Data shown »
▬▬▬▬▬▬▬▬▬▬
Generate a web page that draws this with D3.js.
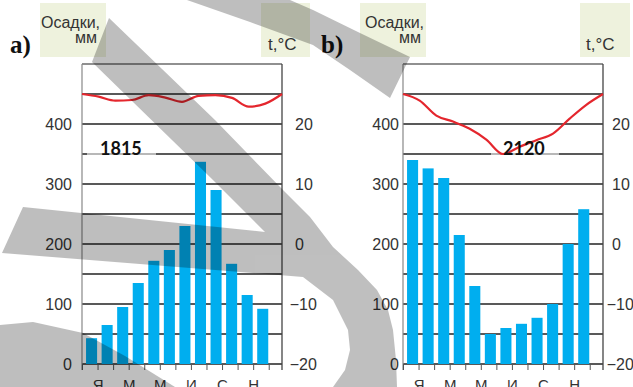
<!DOCTYPE html>
<html><head><meta charset="utf-8">
<script src="https://cdn.jsdelivr.net/npm/d3@7"></script>
<style>body{margin:0;background:#fff}svg{display:block}</style>
</head><body><svg id="c" width="633" height="387"></svg>
<script>
// ---- data ----
const months = ["Я","Ф","М","А","М","И","И","А","С","О","Н","Д"];
const monthTickLabels = ["Я","М","М","И","С","Н"];
const precipA = [43,65,95,135,172,190,230,337,290,167,115,92];
const precipB = [340,326,310,215,130,50,60,67,77,100,200,258];
// temperature, Jan..Dec and back to Jan (drawn across the plot width)
const tempA = [25,24.55,23.9,24.0,24.8,24.4,23.7,24.7,24.8,24.35,22.9,23.4,25];
const tempB = [25,23.9,21.4,20.4,19.2,17.4,15.0,16.2,17.3,18.4,20.9,23.2,25];
const precipTicks = [0,100,200,300,400];
const tempTicks = [-20,-10,0,10,20];
const totals = ["1815","2120"];
const panelLabels = ["a)","b)"];
const precipTitle = ["Осадки,","мм"];
const tempTitle = "t,°C";

const svg = d3.select("#c");
svg.append("rect").attr("width",633).attr("height",387).attr("fill","#fff");

const yP = d3.scaleLinear().domain([0,500]).range([364,64]);
const yT = d3.scaleLinear().domain([-20,30]).range([364,64]);
const SANS = "'Liberation Sans', Arial, sans-serif";

function drawChart(cfg){
  const g = svg.append("g");
  const x0 = cfg.x0, x1 = cfg.x1, step = 15.56;
  const xBand = d3.scaleBand().domain(d3.range(12)).range([x0, x0+12*step]).padding(0);
  const xTick = d3.scaleLinear().domain([0,12]).range([x0, x0+12*step]);
  const xLine = d3.scaleLinear().domain([0,12]).range([x0, x1]);

  // header boxes
  g.append("rect").attr("x",cfg.box1[0]).attr("y",3).attr("width",cfg.box1[1]-cfg.box1[0]).attr("height",54).attr("fill","#eef2dd");
  g.append("rect").attr("x",cfg.box2[0]).attr("y",3).attr("width",cfg.box2[1]-cfg.box2[0]).attr("height",54).attr("fill","#eef2dd");
  g.append("text").attr("x",cfg.t1x).attr("y",28).attr("font-family",SANS).attr("font-size",16).attr("fill","#333").text(precipTitle[0]);
  g.append("text").attr("x",cfg.t2x).attr("y",43).attr("text-anchor","end").attr("font-family",SANS).attr("font-size",16).attr("fill","#333").text(precipTitle[1]);
  g.append("text").attr("x",cfg.t3x).attr("y",50).attr("font-family",SANS).attr("font-size",17).attr("fill","#333").text(tempTitle);
  g.append("text").attr("x",cfg.lx).attr("y",53).attr("font-family","'Liberation Serif', 'Times New Roman', serif").attr("font-weight","bold").attr("font-size",25).attr("fill","#111").text(cfg.label);

  // gridlines
  g.selectAll(".grid").data(d3.range(0,501,50)).join("line")
    .attr("x1",x0).attr("x2",x1).attr("y1",d=>yP(d)).attr("y2",d=>yP(d))
    .attr("stroke","#222").attr("stroke-width",d=>d===500?1.1:1.5);

  // bars
  const bw = xBand.bandwidth();
  g.selectAll(".bar").data(cfg.precip).join("rect")
    .attr("x",(d,i)=>xBand(i)+0.26*bw).attr("width",0.71*bw)
    .attr("y",d=>yP(d)).attr("height",d=>yP(0)-yP(d))
    .attr("fill","#00aeef");

  // borders
  g.append("line").attr("x1",x0).attr("x2",x0).attr("y1",64).attr("y2",370).attr("stroke","#888").attr("stroke-width",1.2);
  g.append("line").attr("x1",x1).attr("x2",x1).attr("y1",64).attr("y2",370).attr("stroke","#444").attr("stroke-width",1.3);

  // bottom axis
  const ax = g.append("g").attr("transform",`translate(0,${yP(0)})`)
    .call(d3.axisBottom(xTick).tickValues(d3.range(13)).tickSize(6).tickPadding(9)
      .tickFormat(i => i%2===1 ? monthTickLabels[(i-1)/2] : ""));
  ax.select(".domain").remove();
  ax.selectAll("line").attr("stroke","#555");
  ax.selectAll("text").attr("font-family",SANS).attr("font-size",15).attr("fill","#333");

  // left axis labels
  const al = g.append("g").attr("transform",`translate(${cfg.leftLabelX},0)`)
    .call(d3.axisLeft(yP).tickValues(precipTicks).tickSize(0).tickPadding(0));
  al.select(".domain").remove();
  al.selectAll("text").attr("font-family",SANS).attr("font-size",16).attr("fill","#333");

  // right axis labels
  const ar = g.append("g").attr("transform",`translate(${cfg.rightLabelX},0)`)
    .call(d3.axisRight(yT).tickValues(tempTicks).tickSize(0).tickPadding(0));
  ar.select(".domain").remove();
  ar.selectAll("text").attr("font-family",SANS).attr("font-size",16).attr("fill","#333")
    .attr("dx",d=>d<0?"-0.333em":0);

  // total label underline
  g.append("line").attr("x1",cfg.segX[0]).attr("x2",cfg.segX[1]).attr("y1",yP(350)).attr("y2",yP(350))
    .attr("stroke","#b8b8b8").attr("stroke-width",2);

  // temperature line
  g.append("path").datum(cfg.temp)
    .attr("d",d3.line().x((d,i)=>xLine(i)).y(d=>yT(d)).curve(d3.curveMonotoneX))
    .attr("fill","none").attr("stroke","#e4262d").attr("stroke-width",2.2);

  // total
  g.append("text").attr("x",cfg.totalX).attr("y",yP(350)+1).attr("font-family","Lato, 'Open Sans', sans-serif")
    .attr("font-weight","bold").attr("font-size",18).attr("fill","#111").text(cfg.total);
}

drawChart({x0:82,x1:282,precip:precipA,temp:tempA,total:totals[0],totalX:100,segX:[87,156],
  leftLabelX:72,rightLabelX:295,box1:[40,106],box2:[261,310],t1x:41,t2x:97,t3x:268,lx:10,label:panelLabels[0]});
drawChart({x0:403,x1:603,precip:precipB,temp:tempB,total:totals[1],totalX:503,segX:[491,559],
  leftLabelX:399,rightLabelX:612,box1:[360,426],box2:[580,630],t1x:365,t2x:421,t3x:586,lx:321,label:panelLabels[1]});

// ---- watermark (grey brush strokes over the picture) ----
const wm = svg.append("g").attr("opacity",0.25).attr("fill","#000");
const shapes = [
  [[187,0],[290,0],[313,10],[360,33],[410,57],[390,98],[350,70],[313,45],[250,22]],
  [[109,18],[215,120],[283,190],[310,217],[333,247],[358,270],[377,290],[388,310],[393,330],[396,360],[397,387],
   [333,387],[345,370],[350,350],[348,330],[333,300],[303,277],[2,253],[23,207],[265,232],[213,180],[92,62]],
  [[0,325],[33,322],[83,333],[125,356],[175,387],[0,387]]
];
wm.selectAll("path").data(shapes).join("path").attr("d",d=>"M"+d.map(p=>p.join(",")).join("L")+"Z");
</script></body></html>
▬▬▬▬▬▬▬▬▬▬
What you need to do »
Skip the pictures, then retype every line above exactly.

Result for this task »
Generate a web page that draws this with D3.js.
<!DOCTYPE html>
<html><head><meta charset="utf-8">
<script src="https://cdn.jsdelivr.net/npm/d3@7"></script>
<style>body{margin:0;background:#fff}svg{display:block}</style>
</head><body><svg id="c" width="633" height="387"></svg>
<script>
// ---- data ----
const months = ["Я","Ф","М","А","М","И","И","А","С","О","Н","Д"];
const monthTickLabels = ["Я","М","М","И","С","Н"];
const precipA = [43,65,95,135,172,190,230,337,290,167,115,92];
const precipB = [340,326,310,215,130,50,60,67,77,100,200,258];
// temperature, Jan..Dec and back to Jan (drawn across the plot width)
const tempA = [25,24.55,23.9,24.0,24.8,24.4,23.7,24.7,24.8,24.35,22.9,23.4,25];
const tempB = [25,23.9,21.4,20.4,19.2,17.4,15.0,16.2,17.3,18.4,20.9,23.2,25];
const precipTicks = [0,100,200,300,400];
const tempTicks = [-20,-10,0,10,20];
const totals = ["1815","2120"];
const panelLabels = ["a)","b)"];
const precipTitle = ["Осадки,","мм"];
const tempTitle = "t,°C";

const svg = d3.select("#c");
svg.append("rect").attr("width",633).attr("height",387).attr("fill","#fff");

const yP = d3.scaleLinear().domain([0,500]).range([364,64]);
const yT = d3.scaleLinear().domain([-20,30]).range([364,64]);
const SANS = "'Liberation Sans', Arial, sans-serif";

function drawChart(cfg){
  const g = svg.append("g");
  const x0 = cfg.x0, x1 = cfg.x1, step = 15.56;
  const xBand = d3.scaleBand().domain(d3.range(12)).range([x0, x0+12*step]).padding(0);
  const xTick = d3.scaleLinear().domain([0,12]).range([x0, x0+12*step]);
  const xLine = d3.scaleLinear().domain([0,12]).range([x0, x1]);

  // header boxes
  g.append("rect").attr("x",cfg.box1[0]).attr("y",3).attr("width",cfg.box1[1]-cfg.box1[0]).attr("height",54).attr("fill","#eef2dd");
  g.append("rect").attr("x",cfg.box2[0]).attr("y",3).attr("width",cfg.box2[1]-cfg.box2[0]).attr("height",54).attr("fill","#eef2dd");
  g.append("text").attr("x",cfg.t1x).attr("y",28).attr("font-family",SANS).attr("font-size",16).attr("fill","#333").text(precipTitle[0]);
  g.append("text").attr("x",cfg.t2x).attr("y",43).attr("text-anchor","end").attr("font-family",SANS).attr("font-size",16).attr("fill","#333").text(precipTitle[1]);
  g.append("text").attr("x",cfg.t3x).attr("y",50).attr("font-family",SANS).attr("font-size",17).attr("fill","#333").text(tempTitle);
  g.append("text").attr("x",cfg.lx).attr("y",53).attr("font-family","'Liberation Serif', 'Times New Roman', serif").attr("font-weight","bold").attr("font-size",25).attr("fill","#111").text(cfg.label);

  // gridlines
  g.selectAll(".grid").data(d3.range(0,501,50)).join("line")
    .attr("x1",x0).attr("x2",x1).attr("y1",d=>yP(d)).attr("y2",d=>yP(d))
    .attr("stroke","#222").attr("stroke-width",d=>d===500?1.1:1.5);

  // bars
  const bw = xBand.bandwidth();
  g.selectAll(".bar").data(cfg.precip).join("rect")
    .attr("x",(d,i)=>xBand(i)+0.26*bw).attr("width",0.71*bw)
    .attr("y",d=>yP(d)).attr("height",d=>yP(0)-yP(d))
    .attr("fill","#00aeef");

  // borders
  g.append("line").attr("x1",x0).attr("x2",x0).attr("y1",64).attr("y2",370).attr("stroke","#888").attr("stroke-width",1.2);
  g.append("line").attr("x1",x1).attr("x2",x1).attr("y1",64).attr("y2",370).attr("stroke","#444").attr("stroke-width",1.3);

  // bottom axis
  const ax = g.append("g").attr("transform",`translate(0,${yP(0)})`)
    .call(d3.axisBottom(xTick).tickValues(d3.range(13)).tickSize(6).tickPadding(9)
      .tickFormat(i => i%2===1 ? monthTickLabels[(i-1)/2] : ""));
  ax.select(".domain").remove();
  ax.selectAll("line").attr("stroke","#555");
  ax.selectAll("text").attr("font-family",SANS).attr("font-size",15).attr("fill","#333");

  // left axis labels
  const al = g.append("g").attr("transform",`translate(${cfg.leftLabelX},0)`)
    .call(d3.axisLeft(yP).tickValues(precipTicks).tickSize(0).tickPadding(0));
  al.select(".domain").remove();
  al.selectAll("text").attr("font-family",SANS).attr("font-size",16).attr("fill","#333");

  // right axis labels
  const ar = g.append("g").attr("transform",`translate(${cfg.rightLabelX},0)`)
    .call(d3.axisRight(yT).tickValues(tempTicks).tickSize(0).tickPadding(0));
  ar.select(".domain").remove();
  ar.selectAll("text").attr("font-family",SANS).attr("font-size",16).attr("fill","#333")
    .attr("dx",d=>d<0?"-0.333em":0);

  // total label underline
  g.append("line").attr("x1",cfg.segX[0]).attr("x2",cfg.segX[1]).attr("y1",yP(350)).attr("y2",yP(350))
    .attr("stroke","#b8b8b8").attr("stroke-width",2);

  // temperature line
  g.append("path").datum(cfg.temp)
    .attr("d",d3.line().x((d,i)=>xLine(i)).y(d=>yT(d)).curve(d3.curveMonotoneX))
    .attr("fill","none").attr("stroke","#e4262d").attr("stroke-width",2.2);

  // total
  g.append("text").attr("x",cfg.totalX).attr("y",yP(350)+1).attr("font-family","Lato, 'Open Sans', sans-serif")
    .attr("font-weight","bold").attr("font-size",18).attr("fill","#111").text(cfg.total);
}

drawChart({x0:82,x1:282,precip:precipA,temp:tempA,total:totals[0],totalX:100,segX:[87,156],
  leftLabelX:72,rightLabelX:295,box1:[40,106],box2:[261,310],t1x:41,t2x:97,t3x:268,lx:10,label:panelLabels[0]});
drawChart({x0:403,x1:603,precip:precipB,temp:tempB,total:totals[1],totalX:503,segX:[491,559],
  leftLabelX:399,rightLabelX:612,box1:[360,426],box2:[580,630],t1x:365,t2x:421,t3x:586,lx:321,label:panelLabels[1]});

// ---- watermark (grey brush strokes over the picture) ----
const wm = svg.append("g").attr("opacity",0.25).attr("fill","#000");
const shapes = [
  [[187,0],[290,0],[313,10],[360,33],[410,57],[390,98],[350,70],[313,45],[250,22]],
  [[109,18],[215,120],[283,190],[310,217],[333,247],[358,270],[377,290],[388,310],[393,330],[396,360],[397,387],
   [333,387],[345,370],[350,350],[348,330],[333,300],[303,277],[2,253],[23,207],[265,232],[213,180],[92,62]],
  [[0,325],[33,322],[83,333],[125,356],[175,387],[0,387]]
];
wm.selectAll("path").data(shapes).join("path").attr("d",d=>"M"+d.map(p=>p.join(",")).join("L")+"Z");
</script></body></html>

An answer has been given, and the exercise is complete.